}

Wednesday, March 26, 2008

Roosting chickens?

The US Supreme Court used technical reasons to avoid ruling on a case concerning a right wing group’s would-be “Swift Boat” propaganda smear campaign. Instead, the Court kicked the case back to lower courts.

At issue in this case was an anti-Hillary Clinton film produced by the right wing group (the group is also working on a propaganda film on Obama). The group wanted to advertise its film on television in order to influence the elections. However, they felt they should be immune from campaign finance laws, arguing that their film was similar to a real documentary.
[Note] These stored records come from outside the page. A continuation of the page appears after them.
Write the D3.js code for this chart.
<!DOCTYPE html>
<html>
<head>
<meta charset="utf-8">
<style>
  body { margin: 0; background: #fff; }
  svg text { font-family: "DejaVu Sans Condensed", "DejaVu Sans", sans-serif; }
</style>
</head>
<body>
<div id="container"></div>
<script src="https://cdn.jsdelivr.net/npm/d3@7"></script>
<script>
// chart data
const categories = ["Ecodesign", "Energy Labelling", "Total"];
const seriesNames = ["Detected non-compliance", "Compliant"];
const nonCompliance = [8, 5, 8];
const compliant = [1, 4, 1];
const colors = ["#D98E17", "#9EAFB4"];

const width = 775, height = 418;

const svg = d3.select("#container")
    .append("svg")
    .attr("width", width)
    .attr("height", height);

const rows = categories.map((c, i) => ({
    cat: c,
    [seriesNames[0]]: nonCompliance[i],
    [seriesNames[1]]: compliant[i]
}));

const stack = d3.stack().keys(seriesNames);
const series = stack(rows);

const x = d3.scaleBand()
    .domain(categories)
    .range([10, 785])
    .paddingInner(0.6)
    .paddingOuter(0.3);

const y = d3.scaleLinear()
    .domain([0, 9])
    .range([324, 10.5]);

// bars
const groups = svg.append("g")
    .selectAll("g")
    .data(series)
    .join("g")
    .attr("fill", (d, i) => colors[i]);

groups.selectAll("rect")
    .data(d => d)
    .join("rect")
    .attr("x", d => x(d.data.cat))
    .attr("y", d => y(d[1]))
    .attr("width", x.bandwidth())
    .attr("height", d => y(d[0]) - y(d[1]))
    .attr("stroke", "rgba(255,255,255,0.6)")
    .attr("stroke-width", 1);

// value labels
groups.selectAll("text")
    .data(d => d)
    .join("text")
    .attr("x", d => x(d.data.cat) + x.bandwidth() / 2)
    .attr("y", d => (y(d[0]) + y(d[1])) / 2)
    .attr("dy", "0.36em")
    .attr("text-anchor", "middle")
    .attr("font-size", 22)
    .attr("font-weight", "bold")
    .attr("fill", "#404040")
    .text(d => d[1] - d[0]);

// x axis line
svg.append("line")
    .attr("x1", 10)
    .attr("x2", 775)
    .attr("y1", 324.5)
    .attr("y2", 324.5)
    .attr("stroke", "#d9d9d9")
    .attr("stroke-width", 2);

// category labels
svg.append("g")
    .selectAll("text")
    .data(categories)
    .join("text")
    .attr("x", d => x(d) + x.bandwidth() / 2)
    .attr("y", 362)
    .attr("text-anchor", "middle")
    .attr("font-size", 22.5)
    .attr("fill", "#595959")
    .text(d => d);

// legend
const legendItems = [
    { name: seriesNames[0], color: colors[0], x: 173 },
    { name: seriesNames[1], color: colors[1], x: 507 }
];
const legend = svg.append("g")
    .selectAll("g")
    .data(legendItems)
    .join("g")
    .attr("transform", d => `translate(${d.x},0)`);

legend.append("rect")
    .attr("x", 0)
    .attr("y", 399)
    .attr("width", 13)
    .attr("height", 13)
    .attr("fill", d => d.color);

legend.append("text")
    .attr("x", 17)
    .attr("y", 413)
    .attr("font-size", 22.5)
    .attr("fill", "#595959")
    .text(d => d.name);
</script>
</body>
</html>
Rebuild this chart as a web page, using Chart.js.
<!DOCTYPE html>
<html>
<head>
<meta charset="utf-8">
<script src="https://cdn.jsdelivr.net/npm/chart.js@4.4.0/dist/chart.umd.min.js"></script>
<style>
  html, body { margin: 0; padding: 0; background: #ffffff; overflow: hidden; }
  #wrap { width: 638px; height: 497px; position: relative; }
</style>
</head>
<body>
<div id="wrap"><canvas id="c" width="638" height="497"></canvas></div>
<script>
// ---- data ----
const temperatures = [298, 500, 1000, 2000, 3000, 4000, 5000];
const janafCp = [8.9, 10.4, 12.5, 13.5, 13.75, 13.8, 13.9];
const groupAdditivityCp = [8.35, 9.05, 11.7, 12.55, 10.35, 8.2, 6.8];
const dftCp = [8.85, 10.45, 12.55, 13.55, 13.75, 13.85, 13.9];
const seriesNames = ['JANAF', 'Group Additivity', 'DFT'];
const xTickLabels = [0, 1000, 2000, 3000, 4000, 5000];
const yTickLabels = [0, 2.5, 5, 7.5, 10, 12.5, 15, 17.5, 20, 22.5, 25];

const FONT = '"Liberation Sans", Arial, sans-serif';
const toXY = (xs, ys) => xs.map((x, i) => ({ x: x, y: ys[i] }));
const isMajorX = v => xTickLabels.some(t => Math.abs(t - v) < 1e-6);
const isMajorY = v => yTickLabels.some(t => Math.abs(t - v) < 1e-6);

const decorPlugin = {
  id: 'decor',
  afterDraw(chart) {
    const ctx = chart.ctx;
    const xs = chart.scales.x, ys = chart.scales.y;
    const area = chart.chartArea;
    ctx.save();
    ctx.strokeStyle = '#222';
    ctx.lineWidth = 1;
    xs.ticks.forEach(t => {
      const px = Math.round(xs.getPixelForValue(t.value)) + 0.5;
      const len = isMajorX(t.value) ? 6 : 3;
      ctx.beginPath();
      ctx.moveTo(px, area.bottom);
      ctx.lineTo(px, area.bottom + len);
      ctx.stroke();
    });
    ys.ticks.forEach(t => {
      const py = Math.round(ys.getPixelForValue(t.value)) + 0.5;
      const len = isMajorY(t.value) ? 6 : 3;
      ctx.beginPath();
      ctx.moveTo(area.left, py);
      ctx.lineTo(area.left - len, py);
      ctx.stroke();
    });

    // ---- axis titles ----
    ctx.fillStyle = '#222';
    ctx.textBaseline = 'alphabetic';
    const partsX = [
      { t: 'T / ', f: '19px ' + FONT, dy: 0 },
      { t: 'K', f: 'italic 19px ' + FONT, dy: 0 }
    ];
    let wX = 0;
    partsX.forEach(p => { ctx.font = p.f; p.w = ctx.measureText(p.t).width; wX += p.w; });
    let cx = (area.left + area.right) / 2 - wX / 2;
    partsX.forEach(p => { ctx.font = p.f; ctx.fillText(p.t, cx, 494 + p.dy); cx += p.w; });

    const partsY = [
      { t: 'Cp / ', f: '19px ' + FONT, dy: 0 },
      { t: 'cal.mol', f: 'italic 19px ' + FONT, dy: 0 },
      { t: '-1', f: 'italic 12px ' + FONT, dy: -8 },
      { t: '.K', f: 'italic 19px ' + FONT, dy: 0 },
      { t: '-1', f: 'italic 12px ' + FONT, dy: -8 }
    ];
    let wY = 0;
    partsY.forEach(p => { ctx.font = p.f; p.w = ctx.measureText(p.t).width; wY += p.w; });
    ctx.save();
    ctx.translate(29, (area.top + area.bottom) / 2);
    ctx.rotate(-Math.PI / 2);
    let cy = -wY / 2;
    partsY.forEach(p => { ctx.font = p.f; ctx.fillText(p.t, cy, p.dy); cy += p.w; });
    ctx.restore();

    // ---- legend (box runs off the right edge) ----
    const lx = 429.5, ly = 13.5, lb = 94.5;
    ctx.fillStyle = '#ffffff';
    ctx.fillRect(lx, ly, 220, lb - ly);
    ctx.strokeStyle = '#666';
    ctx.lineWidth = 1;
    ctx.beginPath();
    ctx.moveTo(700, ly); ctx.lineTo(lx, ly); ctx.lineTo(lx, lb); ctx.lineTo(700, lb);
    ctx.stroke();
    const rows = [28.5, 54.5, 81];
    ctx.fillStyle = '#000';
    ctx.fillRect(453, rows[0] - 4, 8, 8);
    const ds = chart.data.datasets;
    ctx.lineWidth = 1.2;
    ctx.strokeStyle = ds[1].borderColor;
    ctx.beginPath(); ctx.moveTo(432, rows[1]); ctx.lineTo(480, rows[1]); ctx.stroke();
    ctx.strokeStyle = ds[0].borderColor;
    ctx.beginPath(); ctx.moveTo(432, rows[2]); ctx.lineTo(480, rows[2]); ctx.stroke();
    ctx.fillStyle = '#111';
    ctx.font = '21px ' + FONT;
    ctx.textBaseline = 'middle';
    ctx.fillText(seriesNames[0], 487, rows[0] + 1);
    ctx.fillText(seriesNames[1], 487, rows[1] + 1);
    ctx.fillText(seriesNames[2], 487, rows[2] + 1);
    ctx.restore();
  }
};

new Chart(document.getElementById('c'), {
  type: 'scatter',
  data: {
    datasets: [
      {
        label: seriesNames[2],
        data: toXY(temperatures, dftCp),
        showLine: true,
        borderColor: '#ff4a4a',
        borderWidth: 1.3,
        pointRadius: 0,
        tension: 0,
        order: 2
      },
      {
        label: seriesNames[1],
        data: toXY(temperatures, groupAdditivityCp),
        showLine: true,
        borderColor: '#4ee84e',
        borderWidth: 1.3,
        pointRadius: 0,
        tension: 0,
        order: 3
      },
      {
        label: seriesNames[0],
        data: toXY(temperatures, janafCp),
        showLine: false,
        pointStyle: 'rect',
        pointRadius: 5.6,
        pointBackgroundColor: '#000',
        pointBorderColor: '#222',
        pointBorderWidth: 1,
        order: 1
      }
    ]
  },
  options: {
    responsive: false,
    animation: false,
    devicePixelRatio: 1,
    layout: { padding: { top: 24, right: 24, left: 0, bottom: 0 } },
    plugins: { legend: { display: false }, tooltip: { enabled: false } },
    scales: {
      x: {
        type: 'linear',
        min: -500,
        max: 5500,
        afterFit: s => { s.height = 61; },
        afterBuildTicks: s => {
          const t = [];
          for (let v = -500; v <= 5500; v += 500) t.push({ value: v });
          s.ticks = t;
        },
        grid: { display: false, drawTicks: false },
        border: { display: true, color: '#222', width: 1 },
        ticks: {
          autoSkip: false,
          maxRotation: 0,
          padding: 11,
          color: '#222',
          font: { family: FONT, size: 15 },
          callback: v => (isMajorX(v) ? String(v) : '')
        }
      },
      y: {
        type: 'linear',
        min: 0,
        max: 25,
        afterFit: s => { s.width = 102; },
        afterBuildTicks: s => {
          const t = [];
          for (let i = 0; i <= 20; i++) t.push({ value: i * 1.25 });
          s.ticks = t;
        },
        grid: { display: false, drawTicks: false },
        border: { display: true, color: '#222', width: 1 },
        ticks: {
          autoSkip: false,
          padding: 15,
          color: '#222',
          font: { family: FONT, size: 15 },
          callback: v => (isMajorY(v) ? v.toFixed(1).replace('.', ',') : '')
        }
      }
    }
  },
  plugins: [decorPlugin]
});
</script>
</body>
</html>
The District Court rejected that argument, and ruled that the right wing group was bound by campaign finance laws, meaning they’d have to clearly indicate who was promoting the ad and all donors would have to be publicly identified. Given the group’s stated goal of influencing the election, this was clearly the correct decision.

By returning the case to the District Court, the Supreme Court correctly decided that the right wing group’s case should not have a fast remedy. That doesn’t necessarily meant that the case won’t end up before the Supreme Court later, after all appeals have been exhausted.

The law the right wing group wants to avoid obeying is the McCain-Feingold law from 2002. Should the group ultimately prevail, John McCain would ultimately benefit, which would be ironic. However, we’ll see if McCain’s self-interest trumps principle. If principle matters, McCain will surely disavow all “swift boat” style smear campaigns. Otherwise, he really is just like all the other politicians for whom power matters more than anything.

Tip of the hat to blogging buddy (and fellow American expat) Dawn who pointed this story out to me. Actually, Dawn also recently had some very nice things to say about this blog. Thanks!